→ **INSTRUCTION**
Your copy of the material below should match it exactly, except that it holds no pictures.

* * * *

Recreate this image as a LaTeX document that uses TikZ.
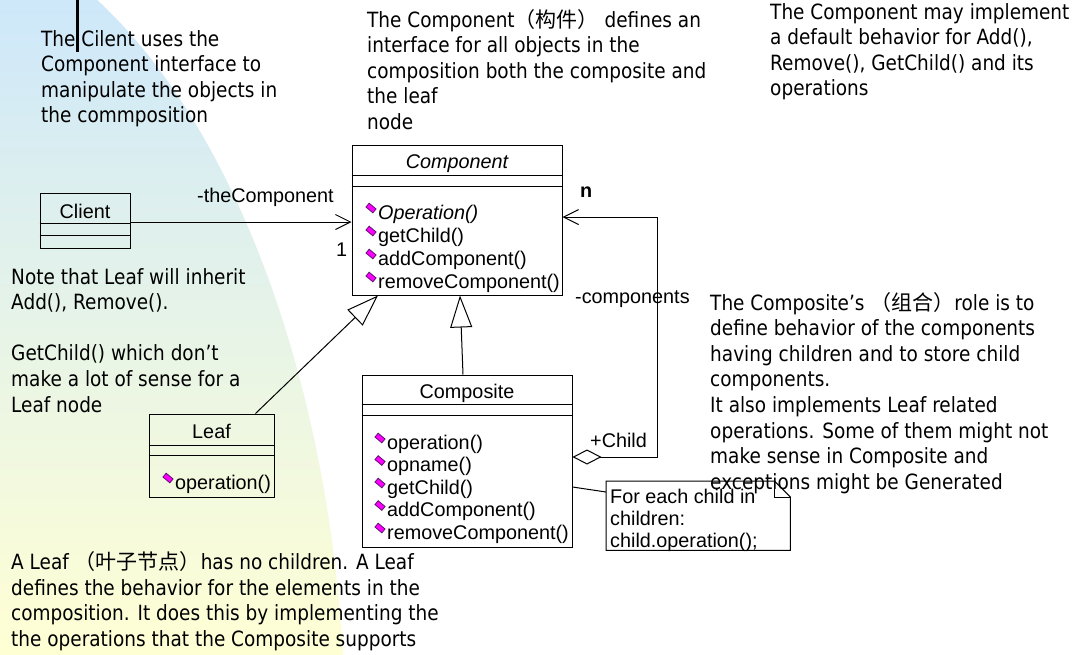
\documentclass[tikz,border=0pt]{standalone}
\usepackage{fontspec}
\setmainfont{Liberation Sans}
\newfontfamily\remarkfont{DejaVu Sans}[FakeStretch=0.88]
\newfontfamily\cjk{Noto Sans CJK SC}
\usetikzlibrary{
  arrows.meta
}
\definecolor{bgblue}{RGB}{206,232,250}
\definecolor{bgmid}{RGB}{232,245,238}
\definecolor{bgyellow}{RGB}{255,255,212}
\definecolor{iconpink}{RGB}{255,0,255}
\definecolor{iconedge}{RGB}{90,20,110}
\tikzset{
  uml box/.style={
    draw=black,
    line width=1pt,
    inner sep=0pt
  },
  uml text/.style={
    font=\fontsize{19.8}{22}\selectfont,
    inner sep=0pt
  },
  op icon/.style={
    draw=iconedge,
    fill=iconpink,
    line width=0.8pt,
    minimum width=9pt,
    minimum height=5pt,
    inner sep=0pt,
    rotate=-40
  },
  remark/.style={
    font=\remarkfont\fontsize{21}{25.6}\selectfont,
    align=left,
    inner sep=0pt,
    anchor=north west
  },
  assoc/.style={
    line width=1pt,
    -{Straight Barb[length=15pt,width=15pt]}
  },
  aggregate/.style={
    line width=1pt,
    {Diamond[open,length=29pt,width=15pt]}-{Straight Barb[length=15pt,width=15pt]}
  },
  generalize/.style={
    line width=1pt,
    -{Triangle[open,length=32pt,width=22pt]}
  },
  note box/.style={
    inner sep=0pt,
    minimum width=184pt,
    minimum height=69pt,
    anchor=north west
  }
}

\begin{document}
\begin{tikzpicture}[x=1pt,y=-1pt]

  % background
  \useasboundingbox (0,0) rectangle (1078,654);
  \fill[white] (0,0) rectangle (1078,654);
  \begin{scope}
    \clip (-100,750) ellipse [x radius=446, y radius=836];
    \shade[top color=bgblue, middle color=bgmid, bottom color=bgyellow]
      (0,0) rectangle (360,654);
  \end{scope}
  \draw[line width=3pt] (77.5,0) -- (77.5,52);

  % ---------- Component ----------
  \node[uml box, minimum width=210pt, minimum height=150pt] (Component) at (457,220) {};
  \draw[line width=1pt] (Component.west |- 0,175) -- (Component.east |- 0,175);
  \draw[line width=1pt] (Component.west |- 0,186) -- (Component.east |- 0,186);
  \node[uml text, anchor=base] (compName) at (457,168) {\itshape Component};
  \node[uml text, anchor=base west] (compOp1) at (378,219) {\itshape Operation()};
  \node[uml text, anchor=base west] (compOp2) at (378,242) {getChild()};
  \node[uml text, anchor=base west] (compOp3) at (378,265) {addComponent()};
  \node[uml text, anchor=base west] (compOp4) at (378,288) {removeComponent()};
  \node[op icon] (compIc1) at (371,208) {};
  \node[op icon] (compIc2) at (371,231) {};
  \node[op icon] (compIc3) at (371,254) {};
  \node[op icon] (compIc4) at (371,277) {};

  % ---------- Client ----------
  \node[uml box, minimum width=90pt, minimum height=55pt] (Client) at (85,220.5) {};
  \draw[line width=1pt] (Client.west |- 0,223) -- (Client.east |- 0,223);
  \draw[line width=1pt] (Client.west |- 0,235) -- (Client.east |- 0,235);
  \node[uml text, anchor=base] (clientName) at (85,218) {Client};

  % ---------- Leaf ----------
  \node[uml box, minimum width=125pt, minimum height=83pt] (Leaf) at (211.5,455.5) {};
  \draw[line width=1pt] (Leaf.west |- 0,445) -- (Leaf.east |- 0,445);
  \draw[line width=1pt] (Leaf.west |- 0,455) -- (Leaf.east |- 0,455);
  \node[uml text, anchor=base] (leafName) at (211.5,438) {Leaf};
  \node[uml text, anchor=base west] (leafOp1) at (175,489) {operation()};
  \node[op icon] (leafIc1) at (168,478) {};

  % ---------- Composite ----------
  \node[uml box, minimum width=210pt, minimum height=172pt] (Composite) at (467,461) {};
  \draw[line width=1pt] (Composite.west |- 0,404) -- (Composite.east |- 0,404);
  \draw[line width=1pt] (Composite.west |- 0,415) -- (Composite.east |- 0,415);
  \node[uml text, anchor=base] (compoName) at (467,398) {Composite};
  \node[uml text, anchor=base west] (compoOp1) at (387,449) {operation()};
  \node[uml text, anchor=base west] (compoOp2) at (387,471.5) {opname()};
  \node[uml text, anchor=base west] (compoOp3) at (387,494) {getChild()};
  \node[uml text, anchor=base west] (compoOp4) at (387,516.5) {addComponent()};
  \node[uml text, anchor=base west] (compoOp5) at (387,539) {removeComponent()};
  \node[op icon] (compoIc1) at (380,438) {};
  \node[op icon] (compoIc2) at (380,460.5) {};
  \node[op icon] (compoIc3) at (380,483) {};
  \node[op icon] (compoIc4) at (380,505.5) {};
  \node[op icon] (compoIc5) at (380,528) {};

  % ---------- note ----------
  \node[note box] (note) at (606,481) {};
  \draw[line width=1pt]
    (note.north west) -- ([xshift=-16pt]note.north east)
    -- ([yshift=-16pt]note.north east) -- (note.south east)
    -- (note.south west) -- cycle;
  \draw[line width=1pt]
    ([xshift=-16pt]note.north east) -- ([xshift=-16pt,yshift=-16pt]note.north east)
    -- ([yshift=-16pt]note.north east);
  \node[uml text, align=left, anchor=north west] (noteText) at (610,489)
    {For each child in\\children:\\child.operation();};

  % ---------- relations ----------
  \draw[assoc] (Client.east |- 0,222) -- (Component.west |- 0,222);
  \node[uml text, anchor=base west] (roleClient) at (197,202) {-theComponent};
  \node[uml text, anchor=base west] (multOne) at (336,256) {1};

  \coordinate (aggCorner) at (657,457);
  \draw[aggregate] ([yshift=4pt]Composite.east) -- (aggCorner)
    |- ([yshift=3pt]Component.east);
  \node[uml text, anchor=base west] (multN) at (580,197) {\bfseries n};
  \node[uml text, anchor=base west] (roleComps) at (575,303) {-components};
  \node[uml text, anchor=base west] (roleChild) at (590,447) {+Child};

  \draw[generalize] ([xshift=44pt]Leaf.north) -- ([xshift=-79pt]Component.south);
  \draw[generalize] ([xshift=-4pt]Composite.north) -- ([xshift=3pt]Component.south);

  \draw[line width=1pt] ([yshift=-26pt]Composite.east) -- ([yshift=-11pt]note.north west);

  % ---------- remarks ----------
  \node[remark] (rmClient) at (41,30)
    {The Cilent uses the\\Component interface to\\manipulate the objects in\\the commposition};
  \node[remark] (rmComponent) at (367,9)
    {The Component{\cjk （构件）} defines an\\interface for all objects in the\\composition both the composite and\\the leaf\\node};
  \node[remark] (rmDefault) at (770,3)
    {The Component may implement\\a default behavior for Add(),\\Remove(), GetChild() and its\\operations};
  \node[remark] (rmInherit) at (11,268)
    {Note that Leaf will inherit\\Add(), Remove().\\[25.6pt]GetChild() which don’t\\make a lot of sense for a\\Leaf node};
  \node[remark] (rmComposite) at (710,292)
    {The Composite’s {\cjk （组合）}role is to\\define behavior of the components\\having children and to store child\\components.\\It also implements Leaf related\\operations. Some of them might not\\make sense in Composite and\\exceptions might be Generated};
  \node[remark] (rmLeaf) at (11,551.5)
    {A Leaf {\cjk （叶子节点）}has no children. A Leaf\\defines the behavior for the elements in the\\composition. It does this by implementing the\\the operations that the Composite supports};

\end{tikzpicture}
\end{document}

* * * *

→ **WRITTEN RESPONSE**
Recreate this image as a LaTeX document that uses TikZ.
\documentclass[tikz,border=0pt]{standalone}
\usepackage{fontspec}
\setmainfont{Liberation Sans}
\newfontfamily\remarkfont{DejaVu Sans}[FakeStretch=0.88]
\newfontfamily\cjk{Noto Sans CJK SC}
\usetikzlibrary{
  arrows.meta
}
\definecolor{bgblue}{RGB}{206,232,250}
\definecolor{bgmid}{RGB}{232,245,238}
\definecolor{bgyellow}{RGB}{255,255,212}
\definecolor{iconpink}{RGB}{255,0,255}
\definecolor{iconedge}{RGB}{90,20,110}
\tikzset{
  uml box/.style={
    draw=black,
    line width=1pt,
    inner sep=0pt
  },
  uml text/.style={
    font=\fontsize{19.8}{22}\selectfont,
    inner sep=0pt
  },
  op icon/.style={
    draw=iconedge,
    fill=iconpink,
    line width=0.8pt,
    minimum width=9pt,
    minimum height=5pt,
    inner sep=0pt,
    rotate=-40
  },
  remark/.style={
    font=\remarkfont\fontsize{21}{25.6}\selectfont,
    align=left,
    inner sep=0pt,
    anchor=north west
  },
  assoc/.style={
    line width=1pt,
    -{Straight Barb[length=15pt,width=15pt]}
  },
  aggregate/.style={
    line width=1pt,
    {Diamond[open,length=29pt,width=15pt]}-{Straight Barb[length=15pt,width=15pt]}
  },
  generalize/.style={
    line width=1pt,
    -{Triangle[open,length=32pt,width=22pt]}
  },
  note box/.style={
    inner sep=0pt,
    minimum width=184pt,
    minimum height=69pt,
    anchor=north west
  }
}

\begin{document}
\begin{tikzpicture}[x=1pt,y=-1pt]

  % background
  \useasboundingbox (0,0) rectangle (1078,654);
  \fill[white] (0,0) rectangle (1078,654);
  \begin{scope}
    \clip (-100,750) ellipse [x radius=446, y radius=836];
    \shade[top color=bgblue, middle color=bgmid, bottom color=bgyellow]
      (0,0) rectangle (360,654);
  \end{scope}
  \draw[line width=3pt] (77.5,0) -- (77.5,52);

  % ---------- Component ----------
  \node[uml box, minimum width=210pt, minimum height=150pt] (Component) at (457,220) {};
  \draw[line width=1pt] (Component.west |- 0,175) -- (Component.east |- 0,175);
  \draw[line width=1pt] (Component.west |- 0,186) -- (Component.east |- 0,186);
  \node[uml text, anchor=base] (compName) at (457,168) {\itshape Component};
  \node[uml text, anchor=base west] (compOp1) at (378,219) {\itshape Operation()};
  \node[uml text, anchor=base west] (compOp2) at (378,242) {getChild()};
  \node[uml text, anchor=base west] (compOp3) at (378,265) {addComponent()};
  \node[uml text, anchor=base west] (compOp4) at (378,288) {removeComponent()};
  \node[op icon] (compIc1) at (371,208) {};
  \node[op icon] (compIc2) at (371,231) {};
  \node[op icon] (compIc3) at (371,254) {};
  \node[op icon] (compIc4) at (371,277) {};

  % ---------- Client ----------
  \node[uml box, minimum width=90pt, minimum height=55pt] (Client) at (85,220.5) {};
  \draw[line width=1pt] (Client.west |- 0,223) -- (Client.east |- 0,223);
  \draw[line width=1pt] (Client.west |- 0,235) -- (Client.east |- 0,235);
  \node[uml text, anchor=base] (clientName) at (85,218) {Client};

  % ---------- Leaf ----------
  \node[uml box, minimum width=125pt, minimum height=83pt] (Leaf) at (211.5,455.5) {};
  \draw[line width=1pt] (Leaf.west |- 0,445) -- (Leaf.east |- 0,445);
  \draw[line width=1pt] (Leaf.west |- 0,455) -- (Leaf.east |- 0,455);
  \node[uml text, anchor=base] (leafName) at (211.5,438) {Leaf};
  \node[uml text, anchor=base west] (leafOp1) at (175,489) {operation()};
  \node[op icon] (leafIc1) at (168,478) {};

  % ---------- Composite ----------
  \node[uml box, minimum width=210pt, minimum height=172pt] (Composite) at (467,461) {};
  \draw[line width=1pt] (Composite.west |- 0,404) -- (Composite.east |- 0,404);
  \draw[line width=1pt] (Composite.west |- 0,415) -- (Composite.east |- 0,415);
  \node[uml text, anchor=base] (compoName) at (467,398) {Composite};
  \node[uml text, anchor=base west] (compoOp1) at (387,449) {operation()};
  \node[uml text, anchor=base west] (compoOp2) at (387,471.5) {opname()};
  \node[uml text, anchor=base west] (compoOp3) at (387,494) {getChild()};
  \node[uml text, anchor=base west] (compoOp4) at (387,516.5) {addComponent()};
  \node[uml text, anchor=base west] (compoOp5) at (387,539) {removeComponent()};
  \node[op icon] (compoIc1) at (380,438) {};
  \node[op icon] (compoIc2) at (380,460.5) {};
  \node[op icon] (compoIc3) at (380,483) {};
  \node[op icon] (compoIc4) at (380,505.5) {};
  \node[op icon] (compoIc5) at (380,528) {};

  % ---------- note ----------
  \node[note box] (note) at (606,481) {};
  \draw[line width=1pt]
    (note.north west) -- ([xshift=-16pt]note.north east)
    -- ([yshift=-16pt]note.north east) -- (note.south east)
    -- (note.south west) -- cycle;
  \draw[line width=1pt]
    ([xshift=-16pt]note.north east) -- ([xshift=-16pt,yshift=-16pt]note.north east)
    -- ([yshift=-16pt]note.north east);
  \node[uml text, align=left, anchor=north west] (noteText) at (610,489)
    {For each child in\\children:\\child.operation();};

  % ---------- relations ----------
  \draw[assoc] (Client.east |- 0,222) -- (Component.west |- 0,222);
  \node[uml text, anchor=base west] (roleClient) at (197,202) {-theComponent};
  \node[uml text, anchor=base west] (multOne) at (336,256) {1};

  \coordinate (aggCorner) at (657,457);
  \draw[aggregate] ([yshift=4pt]Composite.east) -- (aggCorner)
    |- ([yshift=3pt]Component.east);
  \node[uml text, anchor=base west] (multN) at (580,197) {\bfseries n};
  \node[uml text, anchor=base west] (roleComps) at (575,303) {-components};
  \node[uml text, anchor=base west] (roleChild) at (590,447) {+Child};

  \draw[generalize] ([xshift=44pt]Leaf.north) -- ([xshift=-79pt]Component.south);
  \draw[generalize] ([xshift=-4pt]Composite.north) -- ([xshift=3pt]Component.south);

  \draw[line width=1pt] ([yshift=-26pt]Composite.east) -- ([yshift=-11pt]note.north west);

  % ---------- remarks ----------
  \node[remark] (rmClient) at (41,30)
    {The Cilent uses the\\Component interface to\\manipulate the objects in\\the commposition};
  \node[remark] (rmComponent) at (367,9)
    {The Component{\cjk （构件）} defines an\\interface for all objects in the\\composition both the composite and\\the leaf\\node};
  \node[remark] (rmDefault) at (770,3)
    {The Component may implement\\a default behavior for Add(),\\Remove(), GetChild() and its\\operations};
  \node[remark] (rmInherit) at (11,268)
    {Note that Leaf will inherit\\Add(), Remove().\\[25.6pt]GetChild() which don’t\\make a lot of sense for a\\Leaf node};
  \node[remark] (rmComposite) at (710,292)
    {The Composite’s {\cjk （组合）}role is to\\define behavior of the components\\having children and to store child\\components.\\It also implements Leaf related\\operations. Some of them might not\\make sense in Composite and\\exceptions might be Generated};
  \node[remark] (rmLeaf) at (11,551.5)
    {A Leaf {\cjk （叶子节点）}has no children. A Leaf\\defines the behavior for the elements in the\\composition. It does this by implementing the\\the operations that the Composite supports};

\end{tikzpicture}
\end{document}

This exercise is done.